- WHAT THE TASK ASKS
Repeat exactly, and only, the lines from the one that contains "Generate a Python script that draws this with Bokeh." through the one that contains "-40.5, -42.6, -45.0, -47.6, -49.4, -50.8, -51.6, -52, -52]", both ends included.

- SUPPLIED MATERIAL
• • •
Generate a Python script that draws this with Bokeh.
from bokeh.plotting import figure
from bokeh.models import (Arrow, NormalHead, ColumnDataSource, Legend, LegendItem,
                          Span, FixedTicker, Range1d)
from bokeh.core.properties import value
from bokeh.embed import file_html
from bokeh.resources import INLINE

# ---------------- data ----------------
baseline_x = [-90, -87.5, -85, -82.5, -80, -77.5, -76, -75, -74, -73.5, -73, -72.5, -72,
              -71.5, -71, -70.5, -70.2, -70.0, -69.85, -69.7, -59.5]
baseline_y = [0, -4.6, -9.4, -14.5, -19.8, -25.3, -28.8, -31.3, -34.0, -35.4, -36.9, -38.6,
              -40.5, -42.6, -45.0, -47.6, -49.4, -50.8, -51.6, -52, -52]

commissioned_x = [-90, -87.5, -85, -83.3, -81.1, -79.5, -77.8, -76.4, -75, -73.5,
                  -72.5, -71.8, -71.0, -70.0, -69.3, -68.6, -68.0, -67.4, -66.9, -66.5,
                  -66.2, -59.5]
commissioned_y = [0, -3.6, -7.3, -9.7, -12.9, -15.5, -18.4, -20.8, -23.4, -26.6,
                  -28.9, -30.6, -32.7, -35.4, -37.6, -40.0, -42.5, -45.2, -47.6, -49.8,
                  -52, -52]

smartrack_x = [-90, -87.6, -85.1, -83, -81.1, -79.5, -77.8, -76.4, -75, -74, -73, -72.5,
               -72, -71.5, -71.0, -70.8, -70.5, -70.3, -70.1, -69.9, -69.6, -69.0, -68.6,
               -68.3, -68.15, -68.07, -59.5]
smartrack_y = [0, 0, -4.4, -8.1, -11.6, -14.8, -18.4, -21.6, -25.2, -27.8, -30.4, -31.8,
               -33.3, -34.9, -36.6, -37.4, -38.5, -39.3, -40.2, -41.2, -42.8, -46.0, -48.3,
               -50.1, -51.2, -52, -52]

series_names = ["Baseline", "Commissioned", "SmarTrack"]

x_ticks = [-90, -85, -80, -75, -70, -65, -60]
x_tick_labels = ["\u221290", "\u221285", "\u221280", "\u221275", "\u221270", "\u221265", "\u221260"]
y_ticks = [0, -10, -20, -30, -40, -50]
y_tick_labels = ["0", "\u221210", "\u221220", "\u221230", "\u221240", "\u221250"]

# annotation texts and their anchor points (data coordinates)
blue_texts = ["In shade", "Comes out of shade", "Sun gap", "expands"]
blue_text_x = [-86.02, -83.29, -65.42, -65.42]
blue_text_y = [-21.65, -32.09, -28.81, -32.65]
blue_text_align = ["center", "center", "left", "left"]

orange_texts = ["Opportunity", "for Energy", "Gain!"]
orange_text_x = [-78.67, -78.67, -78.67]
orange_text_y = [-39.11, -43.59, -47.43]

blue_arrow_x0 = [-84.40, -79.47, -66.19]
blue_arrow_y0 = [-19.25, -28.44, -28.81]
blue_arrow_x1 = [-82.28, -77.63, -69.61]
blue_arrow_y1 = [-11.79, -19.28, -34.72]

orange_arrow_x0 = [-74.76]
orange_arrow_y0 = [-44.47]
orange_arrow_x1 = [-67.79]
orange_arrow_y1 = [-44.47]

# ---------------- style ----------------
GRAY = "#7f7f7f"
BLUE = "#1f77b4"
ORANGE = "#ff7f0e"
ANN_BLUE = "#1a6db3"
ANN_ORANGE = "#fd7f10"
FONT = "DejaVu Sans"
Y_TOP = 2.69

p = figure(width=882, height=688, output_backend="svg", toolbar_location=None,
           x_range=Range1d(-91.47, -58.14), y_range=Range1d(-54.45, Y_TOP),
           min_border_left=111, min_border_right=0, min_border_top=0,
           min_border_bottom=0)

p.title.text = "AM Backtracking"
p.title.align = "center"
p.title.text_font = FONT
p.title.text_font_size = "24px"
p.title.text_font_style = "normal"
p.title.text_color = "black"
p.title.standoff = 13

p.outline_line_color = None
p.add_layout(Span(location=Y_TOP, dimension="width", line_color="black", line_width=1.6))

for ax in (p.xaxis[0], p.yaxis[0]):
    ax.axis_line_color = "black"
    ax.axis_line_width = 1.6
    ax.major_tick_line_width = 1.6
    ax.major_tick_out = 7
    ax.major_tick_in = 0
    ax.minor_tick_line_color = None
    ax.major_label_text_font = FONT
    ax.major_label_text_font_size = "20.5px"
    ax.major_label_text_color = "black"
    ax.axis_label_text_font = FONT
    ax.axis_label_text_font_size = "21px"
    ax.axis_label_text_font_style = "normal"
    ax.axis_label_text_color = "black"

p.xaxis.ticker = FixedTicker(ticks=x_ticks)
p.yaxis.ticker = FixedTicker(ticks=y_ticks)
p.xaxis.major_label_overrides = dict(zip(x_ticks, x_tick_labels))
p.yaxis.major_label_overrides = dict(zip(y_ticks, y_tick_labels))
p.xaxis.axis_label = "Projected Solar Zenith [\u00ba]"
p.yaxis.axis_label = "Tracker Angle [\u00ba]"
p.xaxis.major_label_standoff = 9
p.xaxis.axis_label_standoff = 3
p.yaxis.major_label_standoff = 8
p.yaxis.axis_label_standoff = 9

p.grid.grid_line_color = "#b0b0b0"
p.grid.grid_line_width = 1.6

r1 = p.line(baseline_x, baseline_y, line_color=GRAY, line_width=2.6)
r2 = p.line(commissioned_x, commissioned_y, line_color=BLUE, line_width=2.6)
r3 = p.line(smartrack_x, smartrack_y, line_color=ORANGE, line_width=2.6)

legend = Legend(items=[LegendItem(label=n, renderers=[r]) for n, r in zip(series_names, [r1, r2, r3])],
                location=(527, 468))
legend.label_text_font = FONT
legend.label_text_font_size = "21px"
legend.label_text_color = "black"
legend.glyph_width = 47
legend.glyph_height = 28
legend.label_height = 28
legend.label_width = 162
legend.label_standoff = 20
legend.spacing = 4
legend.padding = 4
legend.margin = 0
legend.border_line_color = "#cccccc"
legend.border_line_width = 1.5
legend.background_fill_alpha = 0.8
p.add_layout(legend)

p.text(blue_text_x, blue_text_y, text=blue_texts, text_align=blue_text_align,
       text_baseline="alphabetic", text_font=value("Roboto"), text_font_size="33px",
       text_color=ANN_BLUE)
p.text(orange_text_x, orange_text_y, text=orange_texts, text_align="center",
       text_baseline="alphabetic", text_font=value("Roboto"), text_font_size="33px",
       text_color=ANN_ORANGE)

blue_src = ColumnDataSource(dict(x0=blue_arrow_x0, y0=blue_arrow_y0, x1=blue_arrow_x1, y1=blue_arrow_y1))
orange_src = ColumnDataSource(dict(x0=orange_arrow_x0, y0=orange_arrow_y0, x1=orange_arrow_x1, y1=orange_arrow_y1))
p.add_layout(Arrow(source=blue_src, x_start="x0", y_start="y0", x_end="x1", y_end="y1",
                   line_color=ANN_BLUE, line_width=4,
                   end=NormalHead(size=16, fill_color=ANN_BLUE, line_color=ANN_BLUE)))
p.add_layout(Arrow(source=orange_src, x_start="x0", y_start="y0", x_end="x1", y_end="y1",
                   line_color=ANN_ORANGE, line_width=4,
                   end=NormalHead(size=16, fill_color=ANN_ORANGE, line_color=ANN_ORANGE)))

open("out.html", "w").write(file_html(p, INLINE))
• • •
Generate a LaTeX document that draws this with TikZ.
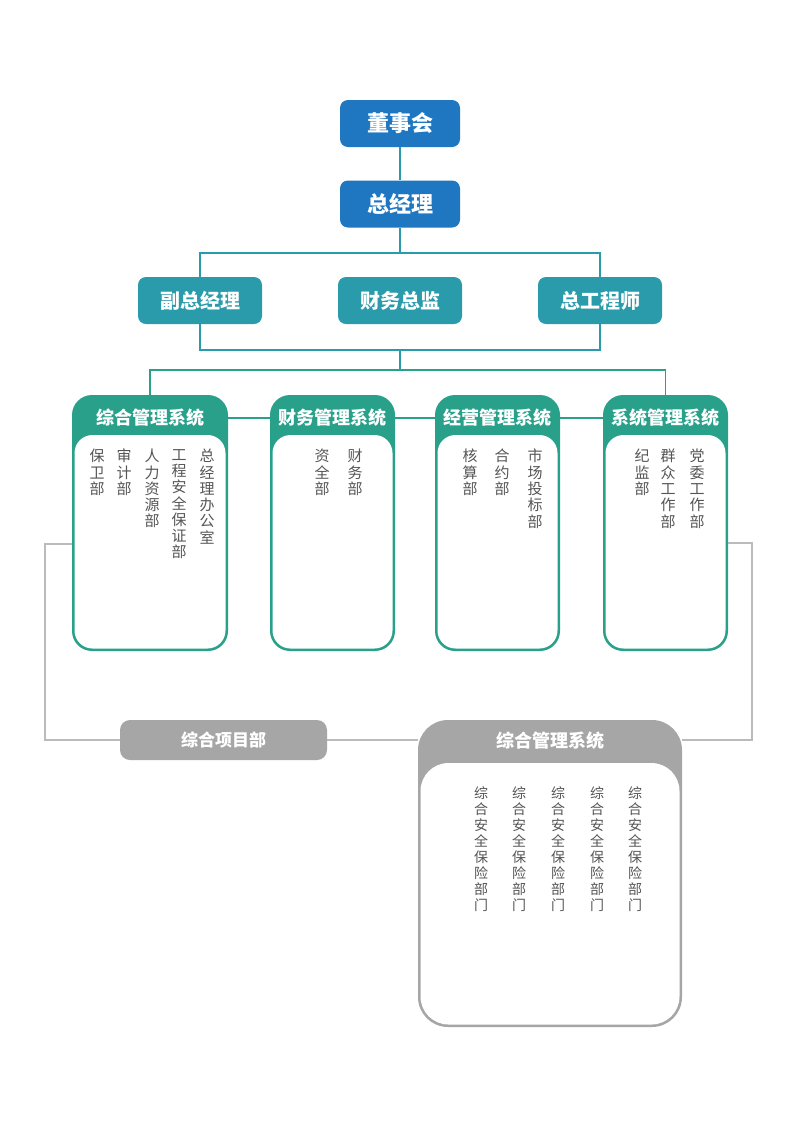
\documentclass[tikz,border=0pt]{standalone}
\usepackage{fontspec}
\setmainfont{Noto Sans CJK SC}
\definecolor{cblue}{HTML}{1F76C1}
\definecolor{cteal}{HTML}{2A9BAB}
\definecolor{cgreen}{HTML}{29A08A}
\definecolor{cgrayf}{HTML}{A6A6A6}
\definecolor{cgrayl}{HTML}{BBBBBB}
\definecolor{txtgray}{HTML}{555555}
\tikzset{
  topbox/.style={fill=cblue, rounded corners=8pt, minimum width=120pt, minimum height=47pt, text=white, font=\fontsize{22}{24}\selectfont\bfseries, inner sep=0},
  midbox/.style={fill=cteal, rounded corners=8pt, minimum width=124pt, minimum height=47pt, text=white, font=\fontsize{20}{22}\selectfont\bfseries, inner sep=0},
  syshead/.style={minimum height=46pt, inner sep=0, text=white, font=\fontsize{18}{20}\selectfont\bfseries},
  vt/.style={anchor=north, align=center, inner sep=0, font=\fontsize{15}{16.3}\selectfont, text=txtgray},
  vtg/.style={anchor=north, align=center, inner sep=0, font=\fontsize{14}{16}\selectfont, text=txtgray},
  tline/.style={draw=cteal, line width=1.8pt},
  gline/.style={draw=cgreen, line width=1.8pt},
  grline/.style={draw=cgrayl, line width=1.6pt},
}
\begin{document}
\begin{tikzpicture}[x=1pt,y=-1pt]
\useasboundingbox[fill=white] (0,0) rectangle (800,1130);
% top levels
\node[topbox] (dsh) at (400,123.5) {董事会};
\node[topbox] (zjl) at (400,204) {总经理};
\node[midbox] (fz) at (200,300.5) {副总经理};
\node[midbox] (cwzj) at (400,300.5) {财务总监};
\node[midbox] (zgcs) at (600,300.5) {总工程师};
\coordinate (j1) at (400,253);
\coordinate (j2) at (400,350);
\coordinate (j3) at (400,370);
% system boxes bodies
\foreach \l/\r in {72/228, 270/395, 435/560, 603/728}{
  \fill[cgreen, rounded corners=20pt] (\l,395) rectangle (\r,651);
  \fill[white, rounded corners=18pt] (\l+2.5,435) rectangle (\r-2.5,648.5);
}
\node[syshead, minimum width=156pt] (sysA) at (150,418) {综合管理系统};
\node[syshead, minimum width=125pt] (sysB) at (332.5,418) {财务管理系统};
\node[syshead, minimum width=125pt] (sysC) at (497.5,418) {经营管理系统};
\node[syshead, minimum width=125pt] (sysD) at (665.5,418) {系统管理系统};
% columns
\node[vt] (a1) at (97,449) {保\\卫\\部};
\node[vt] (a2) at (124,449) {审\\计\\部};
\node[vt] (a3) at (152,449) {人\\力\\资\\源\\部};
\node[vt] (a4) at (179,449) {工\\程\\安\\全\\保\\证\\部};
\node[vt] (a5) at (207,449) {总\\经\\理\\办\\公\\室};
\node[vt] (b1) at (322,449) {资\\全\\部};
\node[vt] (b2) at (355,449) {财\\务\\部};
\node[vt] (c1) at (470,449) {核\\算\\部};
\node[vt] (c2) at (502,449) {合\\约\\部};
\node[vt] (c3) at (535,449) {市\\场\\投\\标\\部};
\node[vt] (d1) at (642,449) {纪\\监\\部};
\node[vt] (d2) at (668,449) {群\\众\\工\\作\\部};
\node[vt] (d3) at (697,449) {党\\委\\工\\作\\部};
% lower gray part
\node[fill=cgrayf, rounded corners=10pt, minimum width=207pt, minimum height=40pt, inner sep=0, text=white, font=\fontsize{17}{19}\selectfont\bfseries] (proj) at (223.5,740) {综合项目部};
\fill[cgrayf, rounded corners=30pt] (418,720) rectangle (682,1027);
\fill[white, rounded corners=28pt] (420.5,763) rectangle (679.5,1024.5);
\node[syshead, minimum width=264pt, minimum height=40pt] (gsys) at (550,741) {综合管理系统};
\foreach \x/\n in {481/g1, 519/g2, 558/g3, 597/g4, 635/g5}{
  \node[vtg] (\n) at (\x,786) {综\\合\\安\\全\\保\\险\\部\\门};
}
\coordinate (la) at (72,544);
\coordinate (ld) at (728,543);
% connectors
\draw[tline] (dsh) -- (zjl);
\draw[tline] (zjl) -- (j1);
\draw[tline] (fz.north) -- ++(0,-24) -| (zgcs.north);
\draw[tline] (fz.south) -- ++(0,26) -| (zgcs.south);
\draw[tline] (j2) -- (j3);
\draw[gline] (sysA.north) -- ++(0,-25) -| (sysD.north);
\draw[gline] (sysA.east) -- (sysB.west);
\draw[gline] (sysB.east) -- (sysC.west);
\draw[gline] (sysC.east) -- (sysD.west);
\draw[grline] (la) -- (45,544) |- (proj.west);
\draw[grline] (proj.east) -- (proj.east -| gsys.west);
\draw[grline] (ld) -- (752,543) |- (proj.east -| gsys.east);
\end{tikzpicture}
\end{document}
• • •
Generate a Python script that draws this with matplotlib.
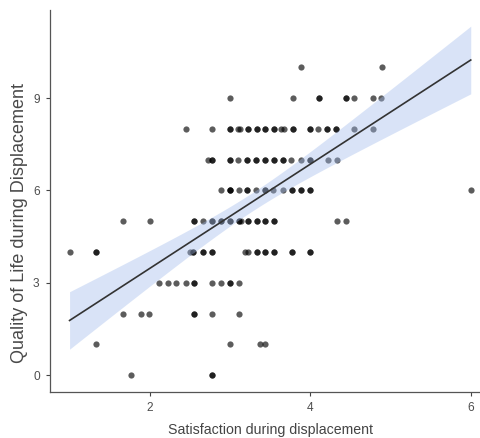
• • •
- RESPONSE TO THIS TASK
Generate a Python script that draws this with Bokeh.
from bokeh.plotting import figure
from bokeh.models import (Arrow, NormalHead, ColumnDataSource, Legend, LegendItem,
                          Span, FixedTicker, Range1d)
from bokeh.core.properties import value
from bokeh.embed import file_html
from bokeh.resources import INLINE

# ---------------- data ----------------
baseline_x = [-90, -87.5, -85, -82.5, -80, -77.5, -76, -75, -74, -73.5, -73, -72.5, -72,
              -71.5, -71, -70.5, -70.2, -70.0, -69.85, -69.7, -59.5]
baseline_y = [0, -4.6, -9.4, -14.5, -19.8, -25.3, -28.8, -31.3, -34.0, -35.4, -36.9, -38.6,
              -40.5, -42.6, -45.0, -47.6, -49.4, -50.8, -51.6, -52, -52]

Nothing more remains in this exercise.